Before leaving our exciting pond and shots, white, gray and black colors are very hard to shoot. Lets see what this full frame body and lens can do on gray bark. Enough said when you look at the detail rendered. Life on the peony farm…today was a chance to rest and take some fun shots!



The first Purple Martin (PM) scouts of 2017 showed up on April 17th here on the peony farm! I should have posted earlier but its been rather busy here on the peony farm. This immature pair photo was taken this afternoon as they huddled together to stay warm. So far maybe 10 pairs have shown up and yes I am a little concerned for them based on the cooler temps (insect life is rather limited) and with snow forecasted, I talked with a local PM expert who stated that they can live without food for 3-4 days. With warmer temps coming, I hope they can make it till the bugs start flying again. Haven’t seen too many adults yet as I’m thinking they are wiser knowing the weather we are experiencing. Welcome back to the peony farm PM’s and stay warm!

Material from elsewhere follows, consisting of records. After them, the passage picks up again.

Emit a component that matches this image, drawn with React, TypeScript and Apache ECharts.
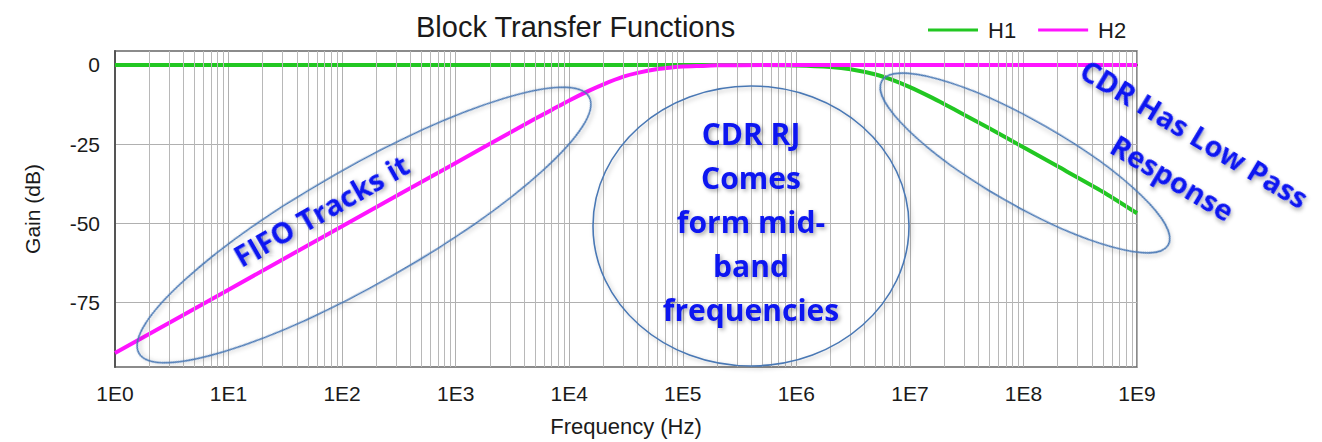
import React, { useEffect, useRef } from 'react';
import * as echarts from 'echarts';

// Frequencies (Hz) and gains (dB)
const freqH1 = [1, 1e5, 5e5, 1e6, 2e6, 3e6, 5e6, 7e6, 1e7, 1.5e7, 2e7, 3e7, 5e7, 1e8, 2e8, 5e8, 1e9];
const gainH1 = [0, 0, -0.05, -0.17, -0.64, -1.34, -3.0, -4.7, -7.0, -10.0, -12.3, -15.7, -20.0, -26.0, -32.0, -40.0, -46.8];
const freqH2 = [1, 10, 100, 1e3, 3e3, 5e3, 7e3, 1e4, 1.5e4, 2e4, 3e4, 4e4, 6e4, 8e4, 1e5, 1.5e5, 2e5, 5e5, 1e6, 1e9];
const gainH2 = [-90.9, -70.9, -50.9, -30.9, -21.4, -17.0, -14.2, -11.2, -8.1, -6.1, -3.7, -2.5, -1.3, -0.8, -0.5, -0.3, -0.13, -0.02, 0, 0];
const yTickValues = [0, -25, -50, -75];
const seriesNames = ['H1', 'H2'];
const title = 'Block Transfer Functions';
const xName = 'Frequency (Hz)';
const yName = 'Gain (dB)';

const FONT = '"Liberation Sans", Arial, sans-serif';
const ANN_FONT = '"Open Sans", "Noto Sans", sans-serif';
const ANN_COLOR = '#0a14f0';
const ELL_COLOR = '#4a78b4';

// minor log grid positions (2..9 per decade)
const minorGrid: number[] = [];
for (let k = 0; k < 9; k++) {
  for (let m = 2; m <= 9; m++) minorGrid.push(m * Math.pow(10, k));
}

export default function App() {
  const ref = useRef<HTMLDivElement>(null);
  useEffect(() => {
    document.body.style.margin = '0';
    const chart = echarts.init(ref.current!, null, { renderer: 'svg' });
    const textShadow = {
      textShadowColor: 'rgba(0,0,0,0.35)',
      textShadowBlur: 4,
      textShadowOffsetX: 2,
      textShadowOffsetY: 2,
    };
    const ellStyle = {
      fill: 'none',
      stroke: ELL_COLOR,
      lineWidth: 1.6,
      shadowColor: 'rgba(0,0,0,0.25)',
      shadowBlur: 4,
      shadowOffsetX: 2,
      shadowOffsetY: 2,
    };
    const option: any = {
      animation: false,
      backgroundColor: '#ffffff',
      title: {
        text: title,
        left: 411,
        top: 7,
        textStyle: { fontFamily: FONT, fontSize: 29, fontWeight: 'normal', color: '#1a1a1a' },
      },
      legend: {
        data: seriesNames,
        left: 923,
        top: 14,
        icon: 'rect',
        itemWidth: 50,
        itemHeight: 3,
        itemGap: 22,
        textStyle: { fontFamily: FONT, fontSize: 22, color: '#1a1a1a', padding: [0, 0, 0, 5] },
      },
      grid: {
        left: 115,
        right: 185,
        top: 51,
        bottom: 72,
        show: true,
        borderColor: '#666',
        borderWidth: 1.5,
      },
      xAxis: {
        type: 'log',
        logBase: 10,
        min: 1,
        max: 1e9,
        splitNumber: 9,
        name: xName,
        nameLocation: 'middle',
        nameGap: 48,
        nameTextStyle: { fontFamily: FONT, fontSize: 22, color: '#1a1a1a' },
        axisLine: { show: true, lineStyle: { color: '#555', width: 2 } },
        axisTick: { show: false },
        axisLabel: {
          margin: 16,
          fontFamily: FONT,
          fontSize: 21,
          color: '#1a1a1a',
          formatter: (v: number) => '1E' + Math.round(Math.log10(v)),
        },
        splitLine: { show: true, lineStyle: { color: '#b0b0b0', width: 1 } },
      },
      yAxis: {
        type: 'value',
        min: -95.3,
        max: 4.4,
        name: yName,
        nameLocation: 'middle',
        nameGap: 72,
        nameTextStyle: { fontFamily: FONT, fontSize: 21, color: '#1a1a1a' },
        axisLine: { show: true, lineStyle: { color: '#555', width: 2 } },
        axisTick: { show: false, customValues: yTickValues },
        axisLabel: {
          customValues: yTickValues,
          margin: 15,
          fontFamily: FONT,
          fontSize: 21,
          color: '#1a1a1a',
          formatter: (v: number) => String(v),
        },
        splitLine: { show: true, lineStyle: { color: '#b0b0b0', width: 1 } },
      },
      series: [
        {
          name: 'grid',
          type: 'line',
          data: [[1, 0]],
          showSymbol: false,
          lineStyle: { opacity: 0 },
          silent: true,
          z: 1,
          markLine: {
            silent: true,
            symbol: ['none', 'none'],
            label: { show: false },
            lineStyle: { color: '#b8b8b8', width: 1, type: 'solid' },
            data: minorGrid.map((v) => ({ xAxis: v })),
          },
        },
        {
          name: 'H1',
          type: 'line',
          data: freqH1.map((f, i) => [f, gainH1[i]]),
          showSymbol: false,
          smooth: 0.2,
          lineStyle: { color: '#22c722', width: 4 },
          itemStyle: { color: '#22c722' },
          z: 3,
        },
        {
          name: 'H2',
          type: 'line',
          data: freqH2.map((f, i) => [f, gainH2[i]]),
          showSymbol: false,
          smooth: 0.2,
          lineStyle: { color: '#ff14ff', width: 4 },
          itemStyle: { color: '#ff14ff' },
          z: 4,
        },
      ],
      graphic: [
        {
          type: 'ellipse',
          x: 364,
          y: 225,
          rotation: 0.518,
          shape: { cx: 0, cy: 0, rx: 259, ry: 58 },
          style: ellStyle,
          z: 10,
        },
        {
          type: 'ellipse',
          x: 751,
          y: 226,
          shape: { cx: 0, cy: 0, rx: 158, ry: 140 },
          style: ellStyle,
          z: 10,
        },
        {
          type: 'ellipse',
          x: 1025,
          y: 163,
          rotation: -0.52,
          shape: { cx: 0, cy: 0, rx: 165, ry: 42 },
          style: ellStyle,
          z: 10,
        },
        {
          type: 'text',
          x: 321,
          y: 210,
          rotation: 0.52,
          style: {
            text: 'FIFO Tracks it',
            x: 0,
            y: 0,
            align: 'center',
            verticalAlign: 'middle',
            fill: ANN_COLOR,
            font: `bold 29px ${ANN_FONT}`,
            ...textShadow,
          },
          z: 11,
        },
        {
          type: 'text',
          x: 751,
          y: 221,
          style: {
            text: 'CDR RJ\nComes\nform mid-\nband\nfrequencies',
            x: 0,
            y: 0,
            align: 'center',
            verticalAlign: 'middle',
            lineHeight: 44,
            fill: ANN_COLOR,
            font: `bold 30px ${ANN_FONT}`,
            ...textShadow,
          },
          z: 11,
        },
        {
          type: 'text',
          x: 1195,
          y: 133,
          rotation: -0.54,
          style: {
            text: 'CDR Has Low Pass',
            x: 0,
            y: 0,
            align: 'center',
            verticalAlign: 'middle',
            fill: ANN_COLOR,
            font: `bold 29px ${ANN_FONT}`,
            ...textShadow,
          },
          z: 11,
        },
        {
          type: 'text',
          x: 1173,
          y: 177,
          rotation: -0.54,
          style: {
            text: 'Response',
            x: 0,
            y: 0,
            align: 'center',
            verticalAlign: 'middle',
            fill: ANN_COLOR,
            font: `bold 29px ${ANN_FONT}`,
            ...textShadow,
          },
          z: 11,
        },
      ],
    };
    chart.setOption(option);
    return () => chart.dispose();
  }, []);
  return (
    <div
      ref={ref}
      style={{ position: 'absolute', left: 0, top: 0, width: 1322, height: 442 }}
    />
  );
}
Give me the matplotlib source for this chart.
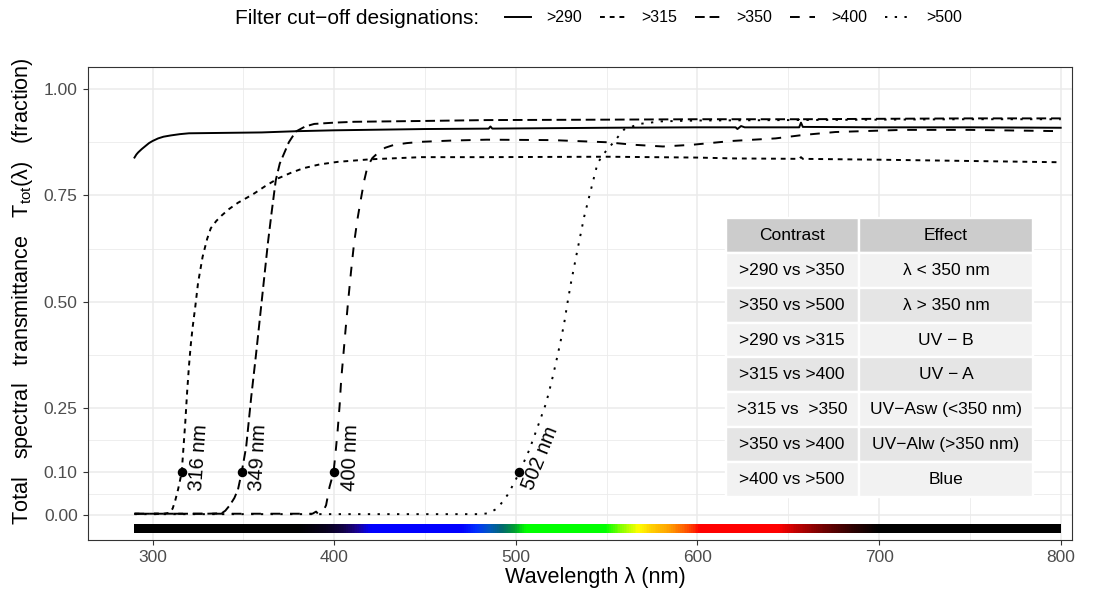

For those of you peonies enthusiasts visiting our blog from our social media sites, welcome! If this is your first time visiting our blog check back every once and awhile for more posts. Ok so this doesn’t seem fair and/or maybe even funny to those of you who remember winter, but thought I’d liven it up a bit with this shot. Peonies would definitely not be growing in this scene nor do we have anything close to the mid-teen degrees F temps when I shot this pic. For those of you emailing and calling regarding the temps that we will be experiencing tonight and possibly tomorrow night, peonies are use to this and are way smarter than us mere gardeners. Our gardening friends in Fairbanks, AK, lucky you, as you are warmer than us. Those of you in northern Minnesota, you are fine too. For us in central Minnesota, we are fine too. I’m not concerned with peonies until the temperature gets to 19 degrees F for 2-3 nights in a row. We had that scenario about 10-years ago and even then the plants did fine although a lot of the buds did not bloom. This is normal during a peonies life cycle. For us in the Howard Lake, MN area it looks like high 20’s to low 30’s degree F for the next couple of nights. I’ll leave it up to you gardeners if you want to cover your peonies but please be careful to support any covering as the weight of your material could break the stems if left to them supporting your material. As far as us trying to cover our peonies, I’m ok with the temps that are forecasted so sleep well peonies…and peony gardeners too!